Weniger Abhängigkeiten
Als Fakt lässt sich bereits jetzt immerhin anführen, dass sich der Preisabstand zwischen Bio und Konventionell nach und nach verringert. Marcus Wewer, Handelsvorstand des Bundes Ökologische Lebensmittelwirtschaft (BÖLW), rechnet für LP vor: Die Verbraucherpreise für Bio-Frischeprodukte lagen im ersten Halbjahr 2022 im Durchschnitt um 5,2 Prozent höher als im Vorjahreszeitraum. Damit rangiere die Preissteigerung bei Bio unverkennbar unter der Entwicklung bei konventionellen Lebensmitteln, für die der BÖLW 8 Prozent angibt.
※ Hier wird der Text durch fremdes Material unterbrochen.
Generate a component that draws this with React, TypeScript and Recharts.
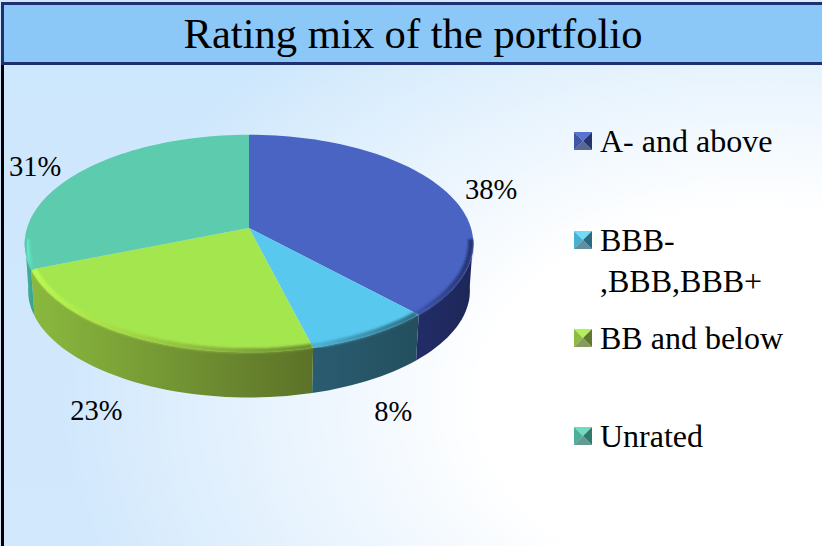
import React from 'react';
import { PieChart, Pie, Legend } from 'recharts';

const categories = ['A- and above', 'BBB-\n,BBB,BBB+', 'BB and below', 'Unrated'];
const values = [38, 8, 23, 31];

const topColors = ['#4a64c4', '#58c8ee', '#a4e64e', '#5ccbae'];
const wallLeft = ['#222d68', '#2a5c70', '#8ab93e', '#46b59c'];
const wallRight = ['#1d2657', '#234f5e', '#5c7228', '#3a9f8a'];
const rimLeft = ['#3f55ab', '#4fb4d6', '#bcfb50', '#62ecc8'];
const rimRight = ['#25336f', '#2f6f86', '#6f8f32', '#5ccbae'];
const markerLight = ['#5a72d0', '#6fdcf8', '#b4f05c', '#6fdcc0'];
const markerMid = ['#3f55a8', '#4ab0d0', '#8cbc44', '#4cb09a'];
const markerDark = ['#27346f', '#2c6a80', '#5f7a2c', '#2f7a6c'];
const legendTops = [0, 99, 197, 295];
const labelNudge = [[46, -1], [22, 77], [-37, 74], [-44, -6]];

const chartData = categories.map((name, i) => ({ name, value: values[i], index: i }));

const SQUASH = 0.48; // top face height vs width
const TILT = 0.143; // perspective, near edge looks bigger
const DEPTH = 47;
const FONT = '"Liberation Serif", "Times New Roman", serif';

// point on the tilted disc for a recharts angle
function project(cx: number, cy: number, r: number, deg: number, scale = 1) {
  const a = (deg * Math.PI) / 180;
  const u = Math.cos(a) * scale;
  const v = -Math.sin(a) * scale;
  const w = 1 - TILT * v;
  return { x: cx + (r * u) / w, y: cy + (r * SQUASH * v) / w };
}

function arcPoints(cx: number, cy: number, r: number, from: number, to: number, scale = 1) {
  const n = Math.max(2, Math.ceil(Math.abs(to - from) / 2));
  return Array.from({ length: n + 1 }, (_, i) => project(cx, cy, r, from + ((to - from) * i) / n, scale));
}

const toPath = (pts: { x: number; y: number }[]) =>
  pts.map((p, i) => `${i ? 'L' : 'M'}${p.x.toFixed(1)},${p.y.toFixed(1)}`).join(' ');

function SliceShape(props: any) {
  const { cx, cy, outerRadius, startAngle, endAngle, index } = props;
  const i = index ?? props.payload?.index ?? 0;
  const top = arcPoints(cx, cy, outerRadius, startAngle, endAngle);

  // only the near part of the rim has a visible wall
  const wallFrom = Math.min(startAngle, -6);
  const wallTo = Math.max(endAngle, -174);
  const hasWall = wallFrom > wallTo;
  let wall = '';
  if (hasWall) {
    const upper = arcPoints(cx, cy, outerRadius, wallFrom, wallTo);
    const lower = arcPoints(cx, cy + DEPTH, outerRadius * 0.985, wallTo, wallFrom);
    wall = `${toPath(upper)} ${toPath(lower).replace('M', 'L')} Z`;
  }

  return (
    <g>
      <defs>
        <linearGradient id={`wall${i}`} x1="0" x2="1" y1="0" y2="0">
          <stop offset="0" stopColor={wallLeft[i]} />
          <stop offset="1" stopColor={wallRight[i]} />
        </linearGradient>
        <linearGradient id={`rim${i}`} x1="0" x2="1" y1="0" y2="0">
          <stop offset="0" stopColor={rimLeft[i]} />
          <stop offset="1" stopColor={rimRight[i]} />
        </linearGradient>
        <filter id={`soft${i}`} x="-5%" y="-5%" width="110%" height="110%">
          <feGaussianBlur stdDeviation="1.2" />
        </filter>
      </defs>
      {hasWall && <path d={wall} fill={`url(#wall${i})`} />}
      <path d={`M${cx},${cy} ${toPath(top).replace('M', 'L')} Z`} fill={topColors[i]} />
      {hasWall && (
        <path
          d={toPath(arcPoints(cx, cy, outerRadius, wallFrom, wallTo, 0.988))}
          fill="none"
          stroke={`url(#rim${i})`}
          strokeWidth={5}
          filter={`url(#soft${i})`}
        />
      )}
    </g>
  );
}

function PercentLabel(props: any) {
  const { cx, cy, outerRadius, midAngle, value, index } = props;
  const p = project(cx, cy, outerRadius, midAngle);
  const i = index ?? 0;
  return (
    <text
      x={p.x + labelNudge[i][0]}
      y={p.y + labelNudge[i][1]}
      fontFamily={FONT}
      fontSize={28.5}
      fill="#000"
      textAnchor="middle"
      dominantBaseline="central"
    >
      {value}%
    </text>
  );
}

function Marker({ i }: { i: number }) {
  return (
    <svg width={18} height={18} style={{ position: 'absolute', left: 0, top: 0 }}>
      <polygon points="0,0 18,0 9,9" fill={markerLight[i]} />
      <polygon points="0,0 0,18 9,9" fill={markerMid[i]} />
      <polygon points="18,0 18,18 9,9" fill={markerDark[i]} />
      <polygon points="0,18 18,18 9,9" fill={markerDark[i]} opacity={0.75} />
    </svg>
  );
}

function RatingLegend({ payload }: any) {
  return (
    <div style={{ position: 'relative', width: 240, height: 340 }}>
      {(payload || []).map((entry: any, idx: number) => (
        <div key={idx} style={{ position: 'absolute', left: 0, top: legendTops[idx] }}>
          <Marker i={idx} />
          <div
            style={{
              marginLeft: 26,
              marginTop: -11,
              fontFamily: FONT,
              fontSize: 32,
              lineHeight: '41px',
              color: '#000',
              whiteSpace: 'pre',
            }}
          >
            {entry.value}
          </div>
        </div>
      ))}
    </div>
  );
}

export default function App() {
  return (
    <div
      style={{
        position: 'absolute',
        left: 0,
        top: 0,
        width: 822,
        height: 546,
        overflow: 'hidden',
        background:
          'radial-gradient(ellipse 700px 480px at 760px 400px, #ffffff 40%, rgba(255,255,255,0) 100%), linear-gradient(180deg, #cde7fc 0%, #d2e8fc 100%)',
      }}
    >
      <div style={{ position: 'absolute', left: 1, top: 64, width: 3, height: 482, background: '#000' }} />
      <div
        style={{
          position: 'absolute',
          left: 1,
          top: 2,
          width: 821,
          height: 63,
          boxSizing: 'border-box',
          background: '#8bc8f8',
          borderTop: '3px solid #1f2f72',
          borderLeft: '3px solid #1f2f72',
          borderBottom: '3px solid #1f2f72',
          fontFamily: FONT,
          fontSize: 42.6,
          lineHeight: '57px',
          textAlign: 'center',
          color: '#000',
        }}
      >
        Rating mix of the portfolio
      </div>
      <div style={{ position: 'absolute', left: 0, top: 0 }}>
        <PieChart width={822} height={546} margin={{ top: 0, right: 0, bottom: 0, left: 0 }}>
          <Pie
            data={chartData}
            dataKey="value"
            nameKey="name"
            cx={249}
            cy={228}
            outerRadius={222}
            startAngle={90}
            endAngle={-270}
            stroke="none"
            label={PercentLabel}
            labelLine={false}
            shape={SliceShape}
            isAnimationActive={false}
          />
          <Legend
            content={RatingLegend}
            layout="vertical"
            itemSorter={null}
            wrapperStyle={{ position: 'absolute', left: 574, top: 132, width: 240 }}
          />
        </PieChart>
      </div>
    </div>
  );
}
BNN-Geschäftsführerin Kathrin Jäckel springt für den BÖLW in die Bresche: „In bestimmten Bereichen wie etwa bei Milch und Butter sind konventionelle Produkte teils schon teurer als Bio-Lebensmittel. Wir gehen davon aus, dass der Abstand in den kommenden Wochen weiter schmelzen wird.“ Marcus Wewer schlussfolgert: „Der Bio-Markt zeigt sich zuverlässig in unruhigen Zeiten. Für seine Stabilität sorgen nicht zuletzt kürzere Wege bei den Lieferketten und die fehlende Abhängigkeit von teurem, schwer verfügbarem Stickstoff-Mineraldünger; dieser muss zumeist aus Russland bezogen werden.“

Professor Dr. Achim Spiller räumt ein, dass das Überleben für die einzelnen Bio-Unternehmen gegenwärtig „herausfordernd“ sein könne. Aber der Wissenschaftler von der Georg-August-Universität Göttingen betont: „Ich bin optimistisch für den Bio-Markt.“

Wertewandel bleibt
Preiskrisen mit vergleichbaren, wenngleich nicht ganz so ausgeprägten Problemen habe es schließlich in der Vergangenheit des Öfteren gegeben. Daran erinnert Spiller. Zuletzt sei das 2008 der Fall gewesen, und das habe zu einer Delle geführt. 2010 sei das Bio-Wachstum jedoch weitergegangen. Er ist überzeugt: „Jetzt wird die Delle tiefer sein, vielleicht auch etwas länger dauern.“ Mittel- bis langfristig spreche hingegen vieles für ein weiteres Wachstum. Schließlich sei der Treiber auf Verbraucherseite ein grundlegender Wertewandel in der Gesellschaft inklusive einer wachsenden Bedeutung von Umwelt- und Klimaschutz.

Mit dieser Einschätzung schwimmen Spiller und BNN-Frau Jäckel auf einer Wellenlänge. „Selbst wenn Kunden aktuell eher zu den günstigeren Handelsmarken greifen, greifen sie immer noch zu Bio. Bio bleibt. Gerade jetzt“, meint Jäckel. Demzufolge sollten weder sinkende Umsatzzahlen im Bio-Fachhandel noch das Schutzschirmverfahren für die Super-Bio-Markt AG überbewertet werden. Auch Vorstandsvorsitzender Michael Radau von der Super-Bio-Markt AG ist sich sicher, authentische bio-regionale Lebensmittel seien auf lange Sicht für immer mehr Menschen attraktiv.